Here are ten link shortening menaces for you to nibble on.
- No doubt you have your favorite website with a cross-site scripting vulnerability. But it can be a real pain to deliver a good attack script, and if you load it from a web site, there's a chance something might get traced back to you. No worries! A link shortener can help you load a bushel of attack code into one small friendly package. When your mark clicks on the link, he's delivered to that well-trusted but slightly buggy e-commerce website. Swipe his session cookies, forge an access token and personal info. He'll never even notice.
- Phishing attacks are starting to look so lame. By now, people know to be suspicious when the 1etters in a hostname become numer1c. With a link shortener you can easily hide the hostname or IP address; when asking for credit card info, it's SO important to be user friendly.
- You're into SQL injection? Link shorteners help you keep that DROP TABLES command from needlessly worrying your involuntary partners with privileges.
- Spam blocking getting you down? URL Shorteners can help you neutralize unsolicited email identification systems which use hostnames to identify possible spam. "Girlz.xxx" is a great site, but "bit.ly" is a name you can show your fiancée's parents!
- Don't forget that once you get past the spam blocker, you still need to avoid the porn filter used by the school system or Panera Bread. Also, your corporate and government customers will appreciate the deniability offered by a shortened link.
- You've sent out the email blasts, but how do you know whether your eager audience receives your processed meat food or clicks on the links?
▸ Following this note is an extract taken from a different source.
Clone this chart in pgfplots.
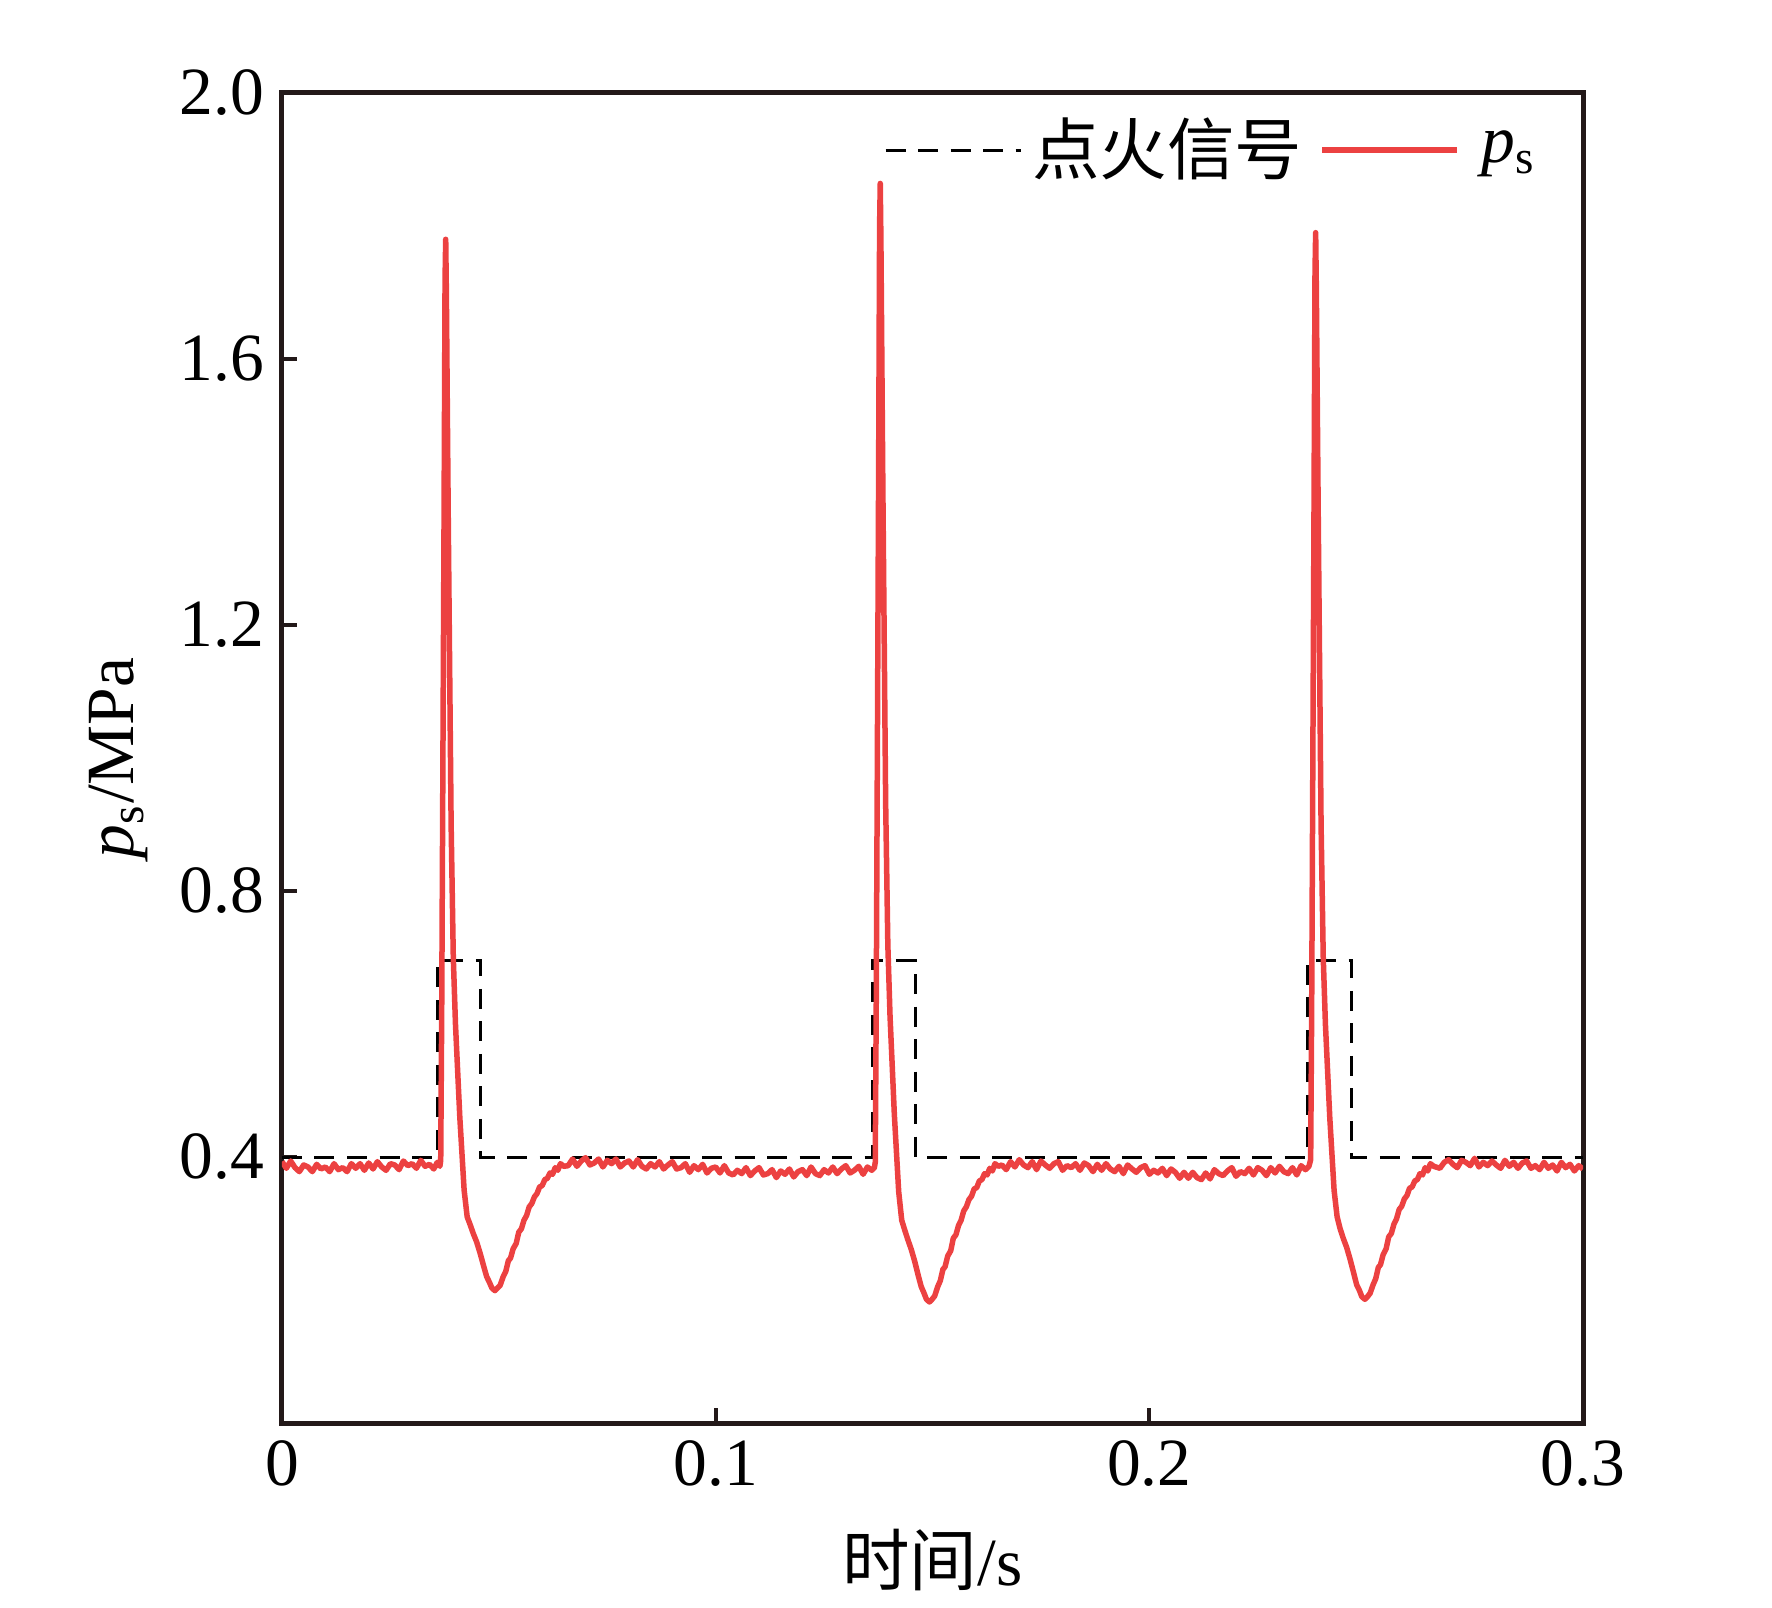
\documentclass[border=0pt]{standalone}
\usepackage{fontspec}
\setmainfont{Liberation Serif}
\newfontfamily\cjk{Noto Sans CJK SC}
\usepackage{pgfplots}
\pgfplotsset{compat=1.18}
\definecolor{pred}{RGB}{236,65,65}
\definecolor{axcol}{RGB}{35,25,25}
\newcommand{\fs}{\fontsize{13.5}{16}\selectfont}
\begin{document}
\begin{tikzpicture}
\begin{axis}[
  scale only axis,
  width=260.2pt, height=266pt,
  xmin=0, xmax=0.3, ymin=0, ymax=2.0,
  xtick={0,0.1,0.2,0.3}, xticklabels={0,0.1,0.2,0.3},
  ytick={0.4,0.8,1.2,1.6,2.0}, yticklabels={0.4,0.8,1.2,1.6,2.0},
  /pgf/number format/assume math mode=true,
  tick align=inside, major tick length=3pt,
  xtick pos=bottom, ytick pos=left,
  axis line style={draw=axcol, line width=1pt},
  every tick/.style={draw=axcol, line width=0.8pt},
  tick label style={font=\fs},
  xlabel={{\cjk 时间}/s},
  ylabel={\textit{p}\textsubscript{s}/MPa},
  label style={font=\fs},
  xlabel style={at={(axis description cs:0.5,-0.103)}, anchor=center},
  ylabel style={at={(axis description cs:-0.126,0.5)}, anchor=center},
  legend columns=2,
  legend style={draw=none, fill=none, font=\fs, at={(axis description cs:0.984,0.957)}, anchor=east,
    /tikz/every even column/.append style={column sep=1.5pt}},
  legend image code/.code={\draw[#1] (0pt,0pt) -- (27pt,0pt);},
]
\addplot[black, line width=0.6pt, dash pattern=on 4pt off 2.5pt] coordinates {
(0,0.4)(0.0358,0.4)(0.0358,0.695)(0.0457,0.695)(0.0457,0.4)
(0.1361,0.4)(0.1361,0.695)(0.1460,0.695)(0.1460,0.4)
(0.2365,0.4)(0.2365,0.695)(0.2465,0.695)(0.2465,0.4)(0.3,0.4)
};
\addlegendentry{\cjk 点火信号}
\addplot[pred, line width=1.1pt, line join=round] coordinates {
(0.000,0.393)(0.001,0.383)(0.002,0.394)(0.003,0.384)(0.004,0.378)(0.005,0.388)(0.006,0.385)(0.007,0.378)(0.008,0.389)(0.009,0.382)
(0.010,0.385)(0.011,0.378)(0.012,0.390)(0.013,0.381)(0.014,0.384)(0.015,0.378)(0.016,0.390)(0.017,0.383)(0.018,0.390)(0.019,0.380)
(0.020,0.391)(0.021,0.382)(0.022,0.393)(0.023,0.385)(0.024,0.380)(0.025,0.390)(0.026,0.388)(0.027,0.381)(0.028,0.394)(0.029,0.387)
(0.030,0.390)(0.031,0.383)(0.032,0.395)(0.033,0.386)(0.034,0.389)(0.035,0.382)(0.0358,0.392)(0.0364,0.386)
(0.0366,0.395)(0.03683,0.62)(0.03736,1.35)(0.0376,1.72)(0.03775,1.78)(0.0379,1.70)(0.03835,1.35)(0.0390,0.90)(0.0395,0.70)(0.0400,0.60)
(0.0410,0.46)(0.0420,0.35)(0.0427,0.31)(0.0434,0.298)(0.0441,0.285)(0.0449,0.272)(0.0457,0.255)(0.0465,0.236)(0.0472,0.220)(0.0478,0.212)
(0.0484,0.203)(0.0491,0.199)(0.0497,0.203)(0.0503,0.207)(0.0510,0.220)(0.0516,0.228)(0.0522,0.244)(0.0527,0.248)(0.0533,0.262)(0.0540,0.270)
(0.0546,0.287)(0.0552,0.292)(0.0558,0.305)(0.0564,0.312)(0.0570,0.325)(0.0576,0.330)(0.0582,0.340)(0.0588,0.345)(0.0594,0.355)(0.0600,0.357)
(0.0606,0.366)(0.0612,0.368)(0.0618,0.376)(0.0624,0.374)(0.0630,0.384)(0.0636,0.380)(0.0642,0.390)(0.0650,0.386)
(0.066,0.387)(0.067,0.397)(0.068,0.386)(0.069,0.394)(0.070,0.399)(0.071,0.388)(0.072,0.391)(0.073,0.397)(0.074,0.385)(0.075,0.395)
(0.076,0.390)(0.077,0.397)(0.078,0.385)(0.079,0.391)(0.080,0.394)(0.081,0.385)(0.082,0.396)(0.083,0.386)(0.084,0.382)(0.085,0.390)
(0.086,0.385)(0.087,0.393)(0.088,0.382)(0.089,0.388)(0.090,0.393)(0.091,0.382)(0.092,0.384)(0.093,0.390)(0.094,0.377)(0.095,0.387)
(0.096,0.381)(0.097,0.389)(0.098,0.376)(0.099,0.383)(0.100,0.385)(0.101,0.376)(0.102,0.387)(0.103,0.376)(0.104,0.373)(0.105,0.380)
(0.106,0.375)(0.107,0.384)(0.108,0.372)(0.109,0.379)(0.110,0.384)(0.111,0.373)(0.112,0.375)(0.113,0.381)(0.114,0.369)(0.115,0.379)
(0.116,0.374)(0.117,0.382)(0.118,0.370)(0.119,0.378)(0.120,0.381)(0.121,0.372)(0.122,0.385)(0.123,0.375)(0.124,0.372)(0.125,0.381)
(0.126,0.376)(0.127,0.385)(0.128,0.375)(0.129,0.382)(0.130,0.387)(0.131,0.376)(0.132,0.380)(0.133,0.386)(0.134,0.374)(0.135,0.385)
(0.136,0.380)(0.1366,0.384)
(0.1368,0.392)(0.13703,0.634)(0.13756,1.408)(0.1378,1.800)(0.13795,1.864)(0.1381,1.780)(0.13855,1.408)(0.1392,0.931)(0.1397,0.719)(0.1402,0.613)
(0.1412,0.464)(0.1422,0.348)(0.1429,0.305)(0.1436,0.290)(0.1443,0.276)(0.1451,0.261)(0.1459,0.243)(0.1467,0.222)(0.1474,0.205)(0.1480,0.196)
(0.1486,0.186)(0.1493,0.182)(0.1499,0.186)(0.1505,0.191)(0.1512,0.205)(0.1518,0.214)(0.1524,0.231)(0.1529,0.235)(0.1535,0.251)(0.1542,0.259)
(0.1548,0.278)(0.1554,0.283)(0.1560,0.297)(0.1566,0.305)(0.1572,0.319)(0.1578,0.325)(0.1584,0.336)(0.1590,0.341)(0.1596,0.352)(0.1602,0.354)
(0.1608,0.364)(0.1614,0.366)(0.1620,0.375)(0.1626,0.373)(0.1632,0.383)(0.1638,0.379)(0.1644,0.390)(0.1652,0.386)
(0.166,0.388)(0.167,0.381)(0.168,0.393)(0.169,0.385)(0.170,0.396)(0.171,0.388)(0.172,0.384)(0.173,0.393)(0.174,0.381)(0.175,0.394)
(0.176,0.388)(0.177,0.383)(0.178,0.390)(0.179,0.393)(0.180,0.380)(0.181,0.387)(0.182,0.384)(0.183,0.390)(0.184,0.380)(0.185,0.391)
(0.186,0.387)(0.187,0.378)(0.188,0.389)(0.189,0.380)(0.190,0.390)(0.191,0.382)(0.192,0.378)(0.193,0.386)(0.194,0.375)(0.195,0.388)
(0.196,0.382)(0.197,0.377)(0.198,0.384)(0.199,0.387)(0.200,0.374)(0.201,0.380)(0.202,0.376)(0.203,0.383)(0.204,0.372)(0.205,0.382)
(0.206,0.377)(0.207,0.368)(0.208,0.377)(0.209,0.368)(0.210,0.377)(0.211,0.369)(0.212,0.366)(0.213,0.376)(0.214,0.367)(0.215,0.381)
(0.216,0.375)(0.217,0.372)(0.218,0.379)(0.219,0.384)(0.220,0.371)(0.221,0.378)(0.222,0.375)(0.223,0.383)(0.224,0.373)(0.225,0.384)
(0.226,0.380)(0.227,0.372)(0.228,0.384)(0.229,0.376)(0.230,0.386)(0.231,0.378)(0.232,0.375)(0.233,0.384)(0.234,0.373)(0.235,0.387)
(0.236,0.381)(0.2368,0.386)
(0.2372,0.396)(0.23743,0.62)(0.23796,1.36)(0.2382,1.73)(0.23835,1.79)(0.2385,1.71)(0.23895,1.36)(0.2396,0.90)(0.2401,0.70)(0.2406,0.60)
(0.2416,0.46)(0.2426,0.35)(0.2433,0.31)(0.2440,0.292)(0.2447,0.278)(0.2455,0.264)(0.2463,0.246)(0.2471,0.226)(0.2478,0.208)(0.2484,0.200)
(0.2490,0.190)(0.2497,0.186)(0.2503,0.190)(0.2509,0.195)(0.2516,0.208)(0.2522,0.217)(0.2528,0.234)(0.2533,0.238)(0.2539,0.253)(0.2546,0.262)
(0.2552,0.280)(0.2558,0.285)(0.2564,0.299)(0.2570,0.307)(0.2576,0.321)(0.2582,0.326)(0.2588,0.337)(0.2594,0.342)(0.2600,0.353)(0.2606,0.355)
(0.2612,0.364)(0.2618,0.366)(0.2624,0.375)(0.2630,0.373)(0.2636,0.384)(0.2642,0.379)(0.2648,0.390)(0.2656,0.386)
(0.267,0.383)(0.268,0.392)(0.269,0.396)(0.270,0.389)(0.271,0.384)(0.272,0.395)(0.273,0.392)(0.274,0.387)(0.275,0.398)(0.276,0.385)
(0.277,0.392)(0.278,0.387)(0.279,0.394)(0.280,0.388)(0.281,0.383)(0.282,0.395)(0.283,0.386)(0.284,0.392)(0.285,0.383)(0.286,0.391)
(0.287,0.394)(0.288,0.383)(0.289,0.387)(0.290,0.381)(0.291,0.392)(0.292,0.383)(0.293,0.388)(0.294,0.379)(0.295,0.392)(0.296,0.384)
(0.297,0.389)(0.298,0.379)(0.299,0.387)(0.300,0.382)
};
\addlegendentry{\hspace{2.3pt}\textit{p}\textsubscript{s}}
\end{axis}
\path[use as bounding box] ([xshift=-56.4pt,yshift=-35.8pt]current axis.south west) rectangle ([xshift=37.8pt,yshift=18.6pt]current axis.north east);
\end{tikzpicture}
\end{document}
The analytics provided by URL shortening services are a great solution! Shortened links are free, so you can use a new one for every recipient.
- Is your botnet being detected and your links being broken? Most shorteners won't help you because they won't let you change your link after you've created it, but take a look at PURL. If one of your machines gets taken out, you can edit the PURL to keep your link working, and shorten it for good measure.
- Ever wonder why there are so many URL shortening services? Chain a bunch of them together for fun, loopy amusement, and to confuse bit.ly! And add a Rickroll, while you're at it!
- Want to slander Islam, you blasphemer? Or gossip about your boss, you slacker? Avoid those annoying fatwahs and performance improvement plans by using a shortener service that is blocked in Saudi Arabia or in your office.
- Want to hog the credit for links to other people's content? Ow.ly can help you there.
- BONUS! You know how the Evil guys torturing James Bond and Austin Powers are always based in a tiny island country or desert oasis? There's no better way to help those guys than to use the .LY (Libya), .CC (Cocos Islands), .GD (Grenada), .TO (Tonga) and .IM (Isle of Man) top level domains for as many links as possible.
But seriously...
Although Bit.ly and other URL shortening services tout their automated spam and malware detection and protection, they don't really explain why a URL shortening service needs spam and malware protection, or why this is a good reason for people to use their service. It's a bit like Domino's Pizza's big advertising campaign that explained how their pizza didn't taste awful anymore. You may have known that Domino's was not the tastiest of pizza's, but perhaps you didn't realize that shortened links might also be greasy and indigestive. Now you do.
In my post on shortDOI, I made a passing comment about Bit.ly's spam countermeasures that seemed to imply that the Digital Object Identifier (DOI) redirection service was somehow lacking in spam prevention. That was a mistake and a result of absent context.
As I've described here, there are lots of ways to abuse a link redirection service. If a service is frequently abused, its links may get blocked, its ISP may start to get complaints and threaten to shut it off, and its reputation will suffer. So link redirection services of all kinds need to have robust and scaleable ways to prevent abuse.
DOI uses a very different mechanism to avoid malware and spam. They are selective about who may create and administer DOI links. This is great if you're someone who clicks on DOI links, but bad if you haven't been approved by DOI's vetting procedures. You probably can't even figure out if DOI would approve you or not. PURL, which has a similar objective of improving link persistence, takes a similar strategy but has a lower entry barrier.
The contrast between Bit.ly and DOI makes clear that the biggest benefit of Bit.ly's spam and malware mechanisms is not that they make bit.ly links safer than DOI links, it's that they allow you to use their service, even when they don't trust you.
It's still pizza, even if the sauce is better.